Managing real estate client expectations can be a challenge for agents, but here are five tips that will help keep the process on track and help build strong agent-client relationships.

1. Be genuine and honest to manage real estate client expectations

Being genuine may be a fundamental principle of providing client services, but it is all too easy to forget. You may say “yes” to please your client when saying “maybe, ” or even “no,” might be the better reply. Being realistic when a client wants to sell a property for twice the market value or when a buyer wants to find a bargain in a hot market pays off in the end. You never want to hear a client complain, “But you promised me a buyer at my required sales price.”

2. Educate your clients

Clients often go into buying or selling with little knowledge of real estate.
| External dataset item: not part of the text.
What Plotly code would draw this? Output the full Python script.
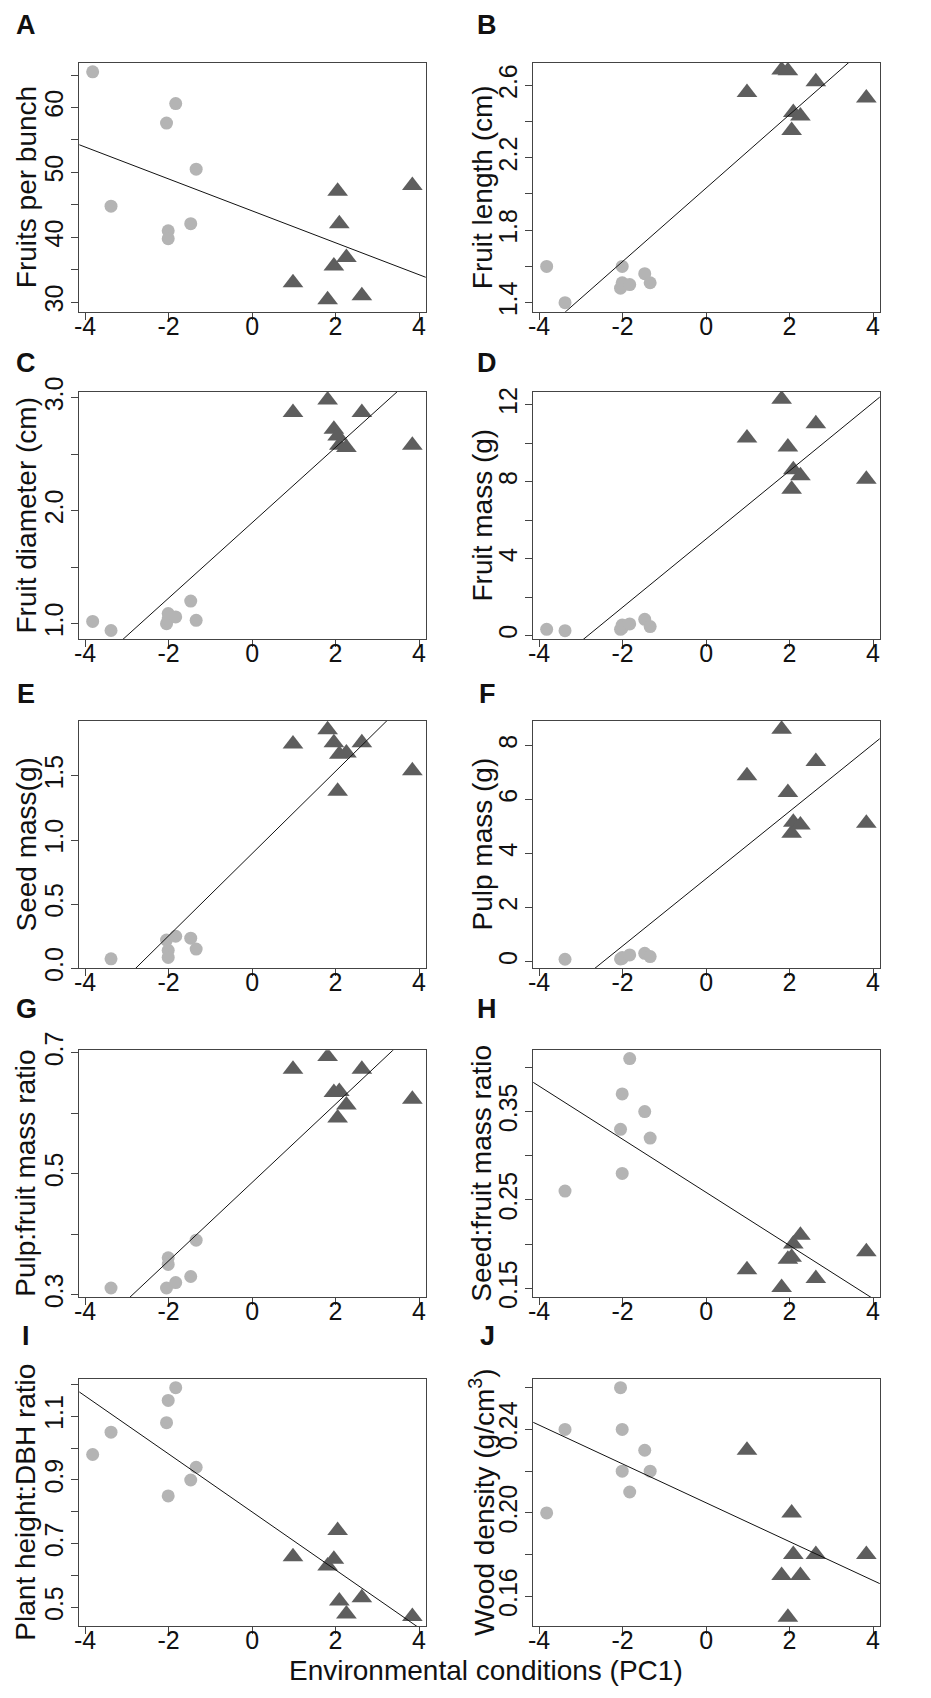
import numpy as np
import plotly.graph_objects as go

# ---------------- data ----------------
# PC1 scores of the sites (x); circles = one group of sites, triangles = the other
pc1_circles = [-3.82, -3.38, -2.05, -2.01, -2.01, -1.83, -1.47, -1.34]
pc1_triangles = [0.98, 1.81, 1.96, 2.05, 2.09, 2.26, 2.63, 3.84]

fruits_per_bunch_c = [65.5, 44.8, 57.6, 41.0, 39.8, 60.6, 42.1, 50.5]
fruits_per_bunch_t = [33.0, 30.4, 35.6, 47.1, 42.1, 36.9, 31.0, 48.0]

fruit_length_c = [1.60, 1.40, 1.48, 1.60, 1.51, 1.50, 1.56, 1.51]
fruit_length_t = [2.56, 2.685, 2.68, 2.35, 2.45, 2.43, 2.62, 2.53]

fruit_diameter_c = [1.02, 0.94, 1.00, 1.09, 1.04, 1.06, 1.20, 1.03]
fruit_diameter_t = [2.87, 2.98, 2.72, 2.66, 2.58, 2.56, 2.87, 2.58]

fruit_mass_c = [0.33, 0.26, 0.33, 0.55, 0.40, 0.61, 0.85, 0.47]
fruit_mass_t = [10.27, 12.29, 9.80, 7.61, 8.62, 8.31, 11.01, 8.13]

seed_mass_c = [None, 0.074, 0.22, 0.14, 0.085, 0.25, 0.235, 0.15]
seed_mass_t = [1.75, 1.86, 1.76, 1.38, 1.67, 1.68, 1.76, 1.54]

pulp_mass_c = [None, 0.09, 0.10, 0.15, 0.12, 0.25, 0.31, 0.19]
pulp_mass_t = [6.88, 8.60, 6.26, 4.75, 5.16, 5.06, 7.41, 5.12]

pulp_ratio_c = [None, 0.311, 0.311, 0.361, 0.350, 0.320, 0.330, 0.390]
pulp_ratio_t = [0.6725, 0.6935, 0.634, 0.592, 0.636, 0.6135, 0.6725, 0.6228]

seed_ratio_c = [None, 0.26, 0.33, 0.37, 0.28, 0.41, 0.35, 0.32]
seed_ratio_t = [0.171, 0.151, 0.183, 0.185, 0.200, 0.210, 0.161, 0.1915]

height_dbh_c = [0.98, 1.05, 1.08, 1.15, 0.85, 1.19, 0.90, 0.94]
height_dbh_t = [0.659, 0.63, 0.651, 0.741, 0.52, 0.479, 0.530, 0.471]

wood_density_c = [0.20, 0.24, 0.26, 0.24, 0.22, 0.21, 0.23, 0.22]
wood_density_t = [0.23, 0.17, 0.15, 0.20, 0.18, 0.17, 0.18, 0.18]

panel_letters = ["A", "B", "C", "D", "E", "F", "G", "H", "I", "J"]
y_titles = ["Fruits per bunch", "Fruit length (cm)", "Fruit diameter (cm)",
            "Fruit mass (g)", "Seed mass(g)", "Pulp mass (g)",
            "Pulp:fruit mass ratio", "Seed:fruit mass ratio",
            "Plant height:DBH ratio", "Wood density (g/cm<sup>3</sup>)"]
x_title = "Environmental conditions (PC1)"

x_tick_vals = [-4, -2, 0, 2, 4]
x_tick_text = ["-4", "-2", "0", "2", "4"]

y_tick_vals = [
    [30, 35, 40, 45, 50, 55, 60, 65],
    [1.4, 1.6, 1.8, 2.0, 2.2, 2.4, 2.6],
    [1.0, 1.5, 2.0, 2.5, 3.0],
    [0, 2, 4, 6, 8, 10, 12],
    [0.0, 0.5, 1.0, 1.5],
    [0, 2, 4, 6, 8],
    [0.3, 0.4, 0.5, 0.6, 0.7],
    [0.15, 0.20, 0.25, 0.30, 0.35, 0.40],
    [0.5, 0.6, 0.7, 0.8, 0.9, 1.0, 1.1, 1.2],
    [0.16, 0.18, 0.20, 0.22, 0.24, 0.26],
]
y_tick_text = [
    ["30", "", "40", "", "50", "", "60", ""],
    ["1.4", "", "1.8", "", "2.2", "", "2.6"],
    ["1.0", "", "2.0", "", "3.0"],
    ["0", "", "4", "", "8", "", "12"],
    ["0.0", "0.5", "1.0", "1.5"],
    ["0", "2", "4", "6", "8"],
    ["0.3", "", "0.5", "", "0.7"],
    ["0.15", "", "0.25", "", "0.35", ""],
    ["0.5", "", "0.7", "", "0.9", "", "1.1", ""],
    ["0.16", "", "0.20", "", "0.24", ""],
]

series = [
    (fruits_per_bunch_c, fruits_per_bunch_t),
    (fruit_length_c, fruit_length_t),
    (fruit_diameter_c, fruit_diameter_t),
    (fruit_mass_c, fruit_mass_t),
    (seed_mass_c, seed_mass_t),
    (pulp_mass_c, pulp_mass_t),
    (pulp_ratio_c, pulp_ratio_t),
    (seed_ratio_c, seed_ratio_t),
    (height_dbh_c, height_dbh_t),
    (wood_density_c, wood_density_t),
]

# ---------------- layout / style ----------------
# the page body has an 8px default margin: the figure is made smaller and all
# positions (given in page pixels) are shifted by that margin
PAGE_MARGIN = 8
W, H = 913, 1680
FONT = "Liberation Sans, Arial, Helvetica, sans-serif"
CIRCLE_COLOR = "#b4b4b4"
TRI_COLOR = "#5e5e5e"
AX_COLOR = "#444444"

x_range = [-4.14, 4.16]
y_ranges = [
    [28.55, 66.9], [1.35, 2.725], [0.862, 3.053], [-0.19, 12.68],
    [0.0, 1.931], [-0.245, 8.915], [0.2956, 0.7039], [0.1398, 0.4194],
    [0.4414, 1.2162], [0.1458, 0.264],
]
col_px = [(79.3, 425.7), (533.3, 879.7)]
row_px = [(62.7, 311.7), (391.7, 639.3), (720.7, 968.3), (1050.3, 1297.3), (1379.3, 1626.0)]
letter_y_px = [25, 363, 694, 1009, 1336]
letter_x_px = [26, 487]
ytitle_x_px = [26, 482]


def px_x(v):
    return (v - PAGE_MARGIN) / W


def px_y(v):
    return 1 - (v - PAGE_MARGIN) / H


fig = go.Figure()
annotations = []
layout_axes = {}

for i in range(10):
    r, c = divmod(i, 2)
    n = i + 1
    xa = "x" if n == 1 else f"x{n}"
    ya = "y" if n == 1 else f"y{n}"
    yc, yt = series[i]

    fig.add_trace(go.Scatter(
        x=pc1_circles, y=yc, xaxis=xa, yaxis=ya, mode="markers",
        marker=dict(symbol="circle", size=13, color=CIRCLE_COLOR, line=dict(width=0)),
        showlegend=False, hoverinfo="x+y"))
    fig.add_trace(go.Scatter(
        x=pc1_triangles, y=yt, xaxis=xa, yaxis=ya, mode="markers",
        marker=dict(symbol="triangle-up", size=18, color=TRI_COLOR, line=dict(width=0)),
        showlegend=False, hoverinfo="x+y"))

    # least-squares regression line through all points of the panel
    xs = np.array(pc1_circles + pc1_triangles, dtype=float)
    ys = np.array([np.nan if v is None else v for v in list(yc) + list(yt)], dtype=float)
    ok = ~np.isnan(ys)
    slope, intercept = np.polyfit(xs[ok], ys[ok], 1)
    lx = np.array([x_range[0] - 0.5, x_range[1] + 0.5])
    fig.add_trace(go.Scatter(
        x=lx, y=intercept + slope * lx, xaxis=xa, yaxis=ya, mode="lines",
        line=dict(color="#111111", width=1), showlegend=False, hoverinfo="skip"))

    x0, x1 = col_px[c]
    y0, y1 = row_px[r]
    key = "" if n == 1 else str(n)
    layout_axes["xaxis" + key] = dict(
        domain=[px_x(x0), px_x(x1)], anchor=ya, range=x_range,
        tickvals=x_tick_vals, ticktext=x_tick_text,
        ticks="outside", ticklen=7, tickwidth=1, tickcolor=AX_COLOR,
        showline=True, linecolor=AX_COLOR, linewidth=1, mirror=True,
        showgrid=False, zeroline=False, automargin=False,
        tickfont=dict(family=FONT, size=25, color="#111111"),
        ticklabelstandoff=-15,
    )
    layout_axes["yaxis" + key] = dict(
        domain=[px_y(y1), px_y(y0)], anchor=xa, range=y_ranges[i],
        tickvals=y_tick_vals[i], ticktext=y_tick_text[i], tickangle=-90,
        ticks="outside", ticklen=7, tickwidth=1, tickcolor=AX_COLOR,
        showline=True, linecolor=AX_COLOR, linewidth=1, mirror=True,
        showgrid=False, zeroline=False, automargin=False,
        tickfont=dict(family=FONT, size=25, color="#111111"),
        ticklabelstandoff=-2,
    )

    annotations.append(dict(
        text=f"<b>{panel_letters[i]}</b>", xref="paper", yref="paper",
        x=px_x(letter_x_px[c]), y=px_y(letter_y_px[r]), xanchor="center", yanchor="middle",
        showarrow=False, font=dict(family=FONT, size=27, color="#111111")))
    annotations.append(dict(
        text=y_titles[i], xref="paper", yref="paper", textangle=-90,
        x=px_x(ytitle_x_px[c]), y=px_y((y0 + y1) / 2), xanchor="center", yanchor="middle",
        showarrow=False, font=dict(family=FONT, size=28, color="#111111")))

annotations.append(dict(
    text=x_title, xref="paper", yref="paper", x=px_x(486), y=px_y(1670),
    xanchor="center", yanchor="middle", showarrow=False,
    font=dict(family=FONT, size=28, color="#111111")))

fig.update_layout(
    width=W, height=H, margin=dict(l=0, r=0, t=0, b=0),
    paper_bgcolor="white", plot_bgcolor="white",
    font=dict(family=FONT, color="#111111"),
    annotations=annotations, **layout_axes)

fig.write_html("out.html")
Thanks to the Internet, as well as television programs that show clients easily finding their dream house after just looking at a few homes, clients have access to a lot of information—some of it quite inaccurate.
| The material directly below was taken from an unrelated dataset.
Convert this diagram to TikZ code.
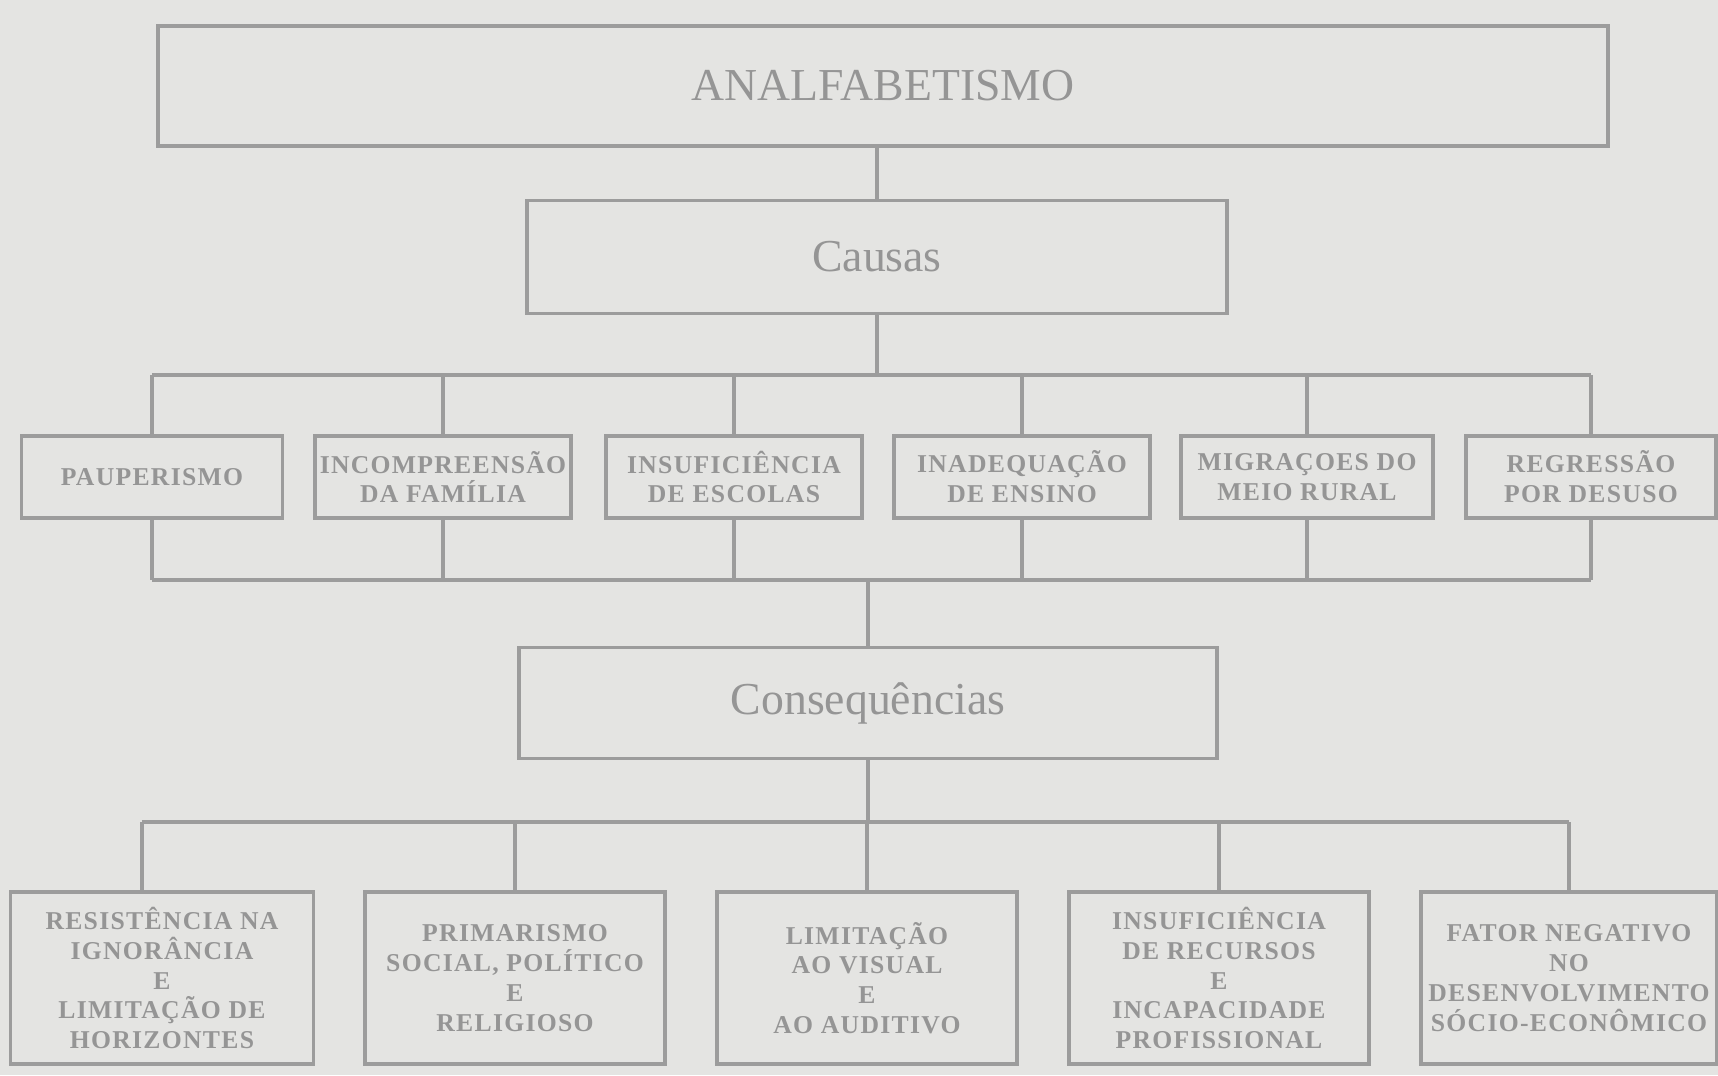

Take pricing, for example. Jamal Asskoumi, owner of CastleSmart, an online real estate agency, says, “The common misconception that many homebuyers come into process having is that price can be negotiated to what they want.” Most homebuyers are looking for a home with a specific budget in mind, and if they see a property they love, they will want to make an offer that is sometimes unrealistic.
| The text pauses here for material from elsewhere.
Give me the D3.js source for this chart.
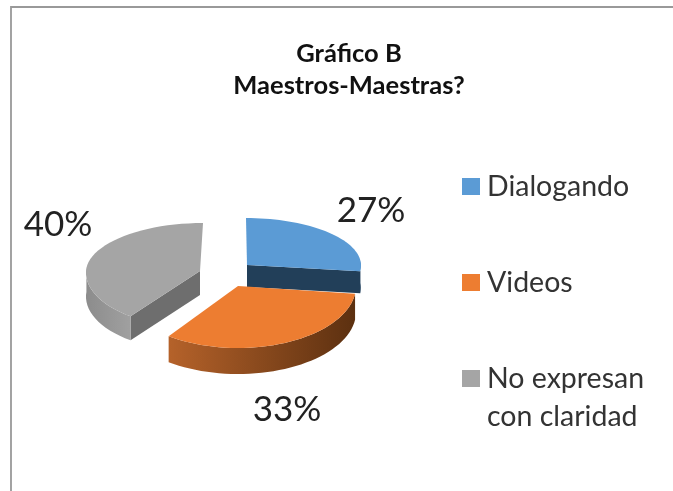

“Some buyers will insist on making incredibly low offers, which unintentionally are disrespectful to the seller and a waste of time for both parties,” he continues.  He makes sure to sit down with his clients before making the offer to advise them what might be realistic, even though the decision is ultimately theirs. “Most of the time, they take my advice after this discussion.”

Clients also need to be educated as to just how much house they can afford. Dr. Shawn Council, an attorney who is also a licensed broker in Connecticut and Maryland, points out that often, buyers do not know their FICO scores. He adds that they often do not know what the average house costs in their desired neighborhood.  Moreover, they often do not know the current fair market value of the house that they currently occupy.

He says, “As a real estate professional, I try to help them navigate between their desires and their home buying or selling reality.”

3. Stay in touch

When working with new clients, find out their preferred communication method. Some clients may prefer face-to-face meetings while others are too busy and prefer emails, phone calls, or texts. Find out how often your clients want to communicate. Do they want updates on a daily or weekly basis? Or would they prefer you not call until you have an offer in hand?  Establish this from the beginning to avoid miscommunication.

Nathan Garrett, a Realtor with Garretts Realty Group in Louisville, Kentucky, likes to follow up with his clients at least once a week, even if he has no new information to share. “Reach out to them and let them know what they can expect in the coming weeks ahead,” he advises.

4. Be a good listener

Listening is often one of the least used tools in dealing with clients. In real estate, many clients are not only unsure of what they want, but they often cannot articulate it when they do. It’s up to you to listen carefully so you can identify what is being conveyed. One good method for doing this is to repeat what you believe you have heard from your client to confirm its accuracy.

Do not take anything for granted based solely on your observations. Just because your buyer currently has a three-car garage, this doesn’t mean that client wants a new home with same size garage. Don’t count on observations to determine what a client may want in a new home; ask questions—and listen to the answers.

5. Show empathy and compassion

It’s easy to forget what it’s like to enter into the complex world of buying and selling real estate without a lot of experience. Sellers may be selling even if they do not want to. Buyers might be downsizing because their children have moved out. Buying and selling real estate can be an emotional process, and your clients have more going on in their lives than just this transaction. Having empathy and compassion for what they may be experiencing will make you a more effective agent.

Managing real estate client expectations takes a special skill that is heavy on good communication. Keeping these tips in mind will help ensure your clients enjoy the process and look to you when it comes time for their next transaction.